> **Material provided**
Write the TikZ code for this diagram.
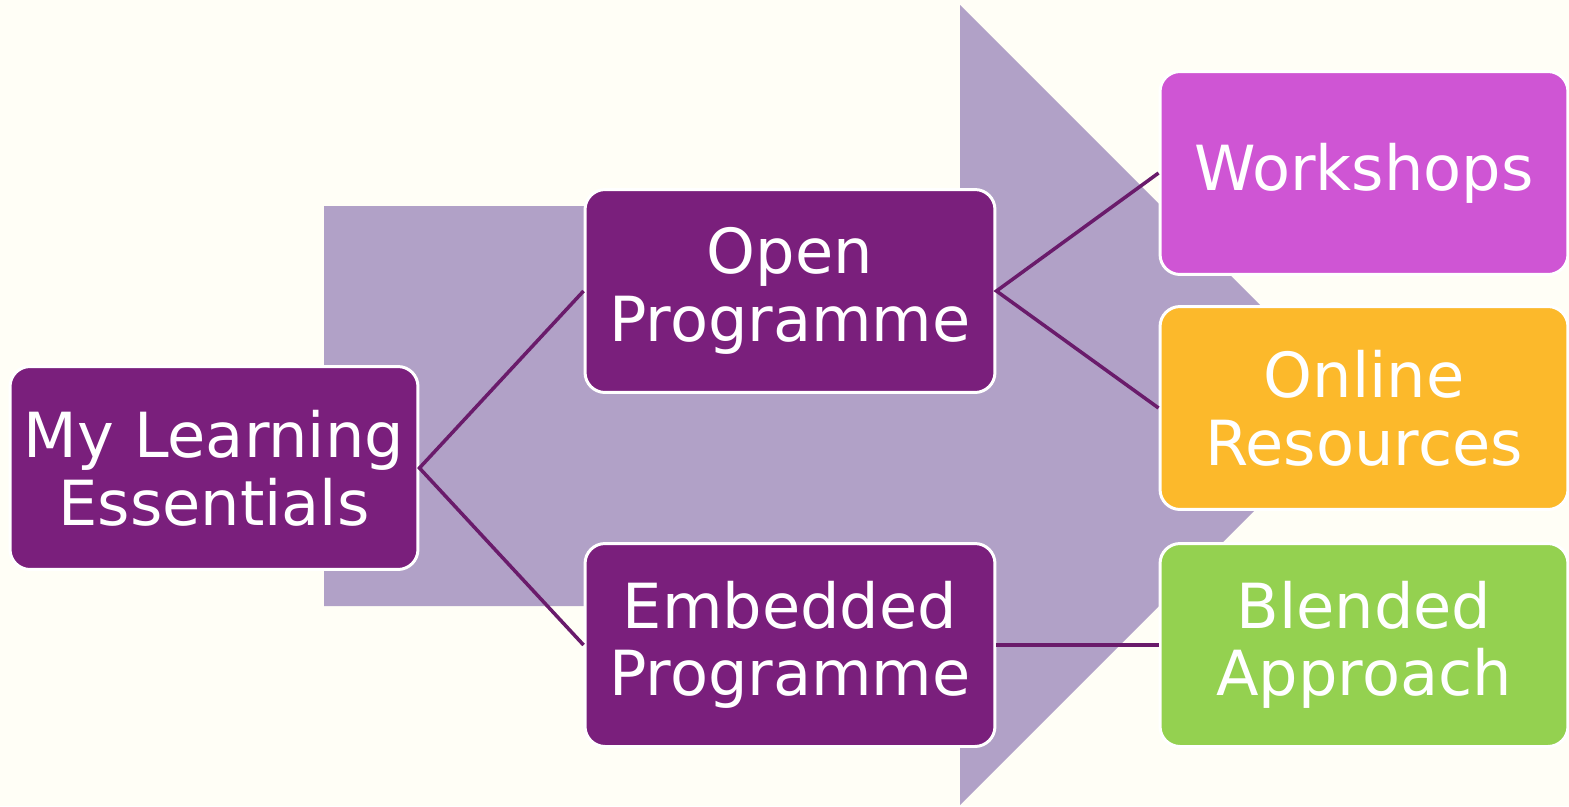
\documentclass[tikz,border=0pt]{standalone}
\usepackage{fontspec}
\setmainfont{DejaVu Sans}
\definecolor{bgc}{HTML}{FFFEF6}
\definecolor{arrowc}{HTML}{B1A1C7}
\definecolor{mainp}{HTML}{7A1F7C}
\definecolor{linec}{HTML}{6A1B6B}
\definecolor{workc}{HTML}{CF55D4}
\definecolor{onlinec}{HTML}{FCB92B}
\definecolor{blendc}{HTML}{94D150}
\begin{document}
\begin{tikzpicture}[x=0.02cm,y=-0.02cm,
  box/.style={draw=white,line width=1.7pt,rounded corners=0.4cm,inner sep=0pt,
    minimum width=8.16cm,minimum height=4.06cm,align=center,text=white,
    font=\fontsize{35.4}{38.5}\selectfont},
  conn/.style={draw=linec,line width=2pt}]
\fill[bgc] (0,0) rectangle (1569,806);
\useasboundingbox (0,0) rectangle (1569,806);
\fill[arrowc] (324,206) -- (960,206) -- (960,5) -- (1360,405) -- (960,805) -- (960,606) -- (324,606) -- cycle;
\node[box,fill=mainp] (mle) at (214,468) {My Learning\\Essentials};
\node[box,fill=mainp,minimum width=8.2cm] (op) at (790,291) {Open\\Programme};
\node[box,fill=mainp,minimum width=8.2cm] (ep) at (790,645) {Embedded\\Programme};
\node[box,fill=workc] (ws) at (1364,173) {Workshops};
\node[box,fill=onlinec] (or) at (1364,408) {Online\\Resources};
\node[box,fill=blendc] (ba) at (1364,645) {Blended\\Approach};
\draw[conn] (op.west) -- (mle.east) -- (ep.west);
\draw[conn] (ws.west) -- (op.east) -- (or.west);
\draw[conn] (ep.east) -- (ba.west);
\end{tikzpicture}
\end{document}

> **Problem requirements**
Each line of the material must be retyped exactly, except that images are omitted.

> **Complete output**
Write the TikZ code for this diagram.
\documentclass[tikz,border=0pt]{standalone}
\usepackage{fontspec}
\setmainfont{DejaVu Sans}
\definecolor{bgc}{HTML}{FFFEF6}
\definecolor{arrowc}{HTML}{B1A1C7}
\definecolor{mainp}{HTML}{7A1F7C}
\definecolor{linec}{HTML}{6A1B6B}
\definecolor{workc}{HTML}{CF55D4}
\definecolor{onlinec}{HTML}{FCB92B}
\definecolor{blendc}{HTML}{94D150}
\begin{document}
\begin{tikzpicture}[x=0.02cm,y=-0.02cm,
  box/.style={draw=white,line width=1.7pt,rounded corners=0.4cm,inner sep=0pt,
    minimum width=8.16cm,minimum height=4.06cm,align=center,text=white,
    font=\fontsize{35.4}{38.5}\selectfont},
  conn/.style={draw=linec,line width=2pt}]
\fill[bgc] (0,0) rectangle (1569,806);
\useasboundingbox (0,0) rectangle (1569,806);
\fill[arrowc] (324,206) -- (960,206) -- (960,5) -- (1360,405) -- (960,805) -- (960,606) -- (324,606) -- cycle;
\node[box,fill=mainp] (mle) at (214,468) {My Learning\\Essentials};
\node[box,fill=mainp,minimum width=8.2cm] (op) at (790,291) {Open\\Programme};
\node[box,fill=mainp,minimum width=8.2cm] (ep) at (790,645) {Embedded\\Programme};
\node[box,fill=workc] (ws) at (1364,173) {Workshops};
\node[box,fill=onlinec] (or) at (1364,408) {Online\\Resources};
\node[box,fill=blendc] (ba) at (1364,645) {Blended\\Approach};
\draw[conn] (op.west) -- (mle.east) -- (ep.west);
\draw[conn] (ws.west) -- (op.east) -- (or.west);
\draw[conn] (ep.east) -- (ba.west);
\end{tikzpicture}
\end{document}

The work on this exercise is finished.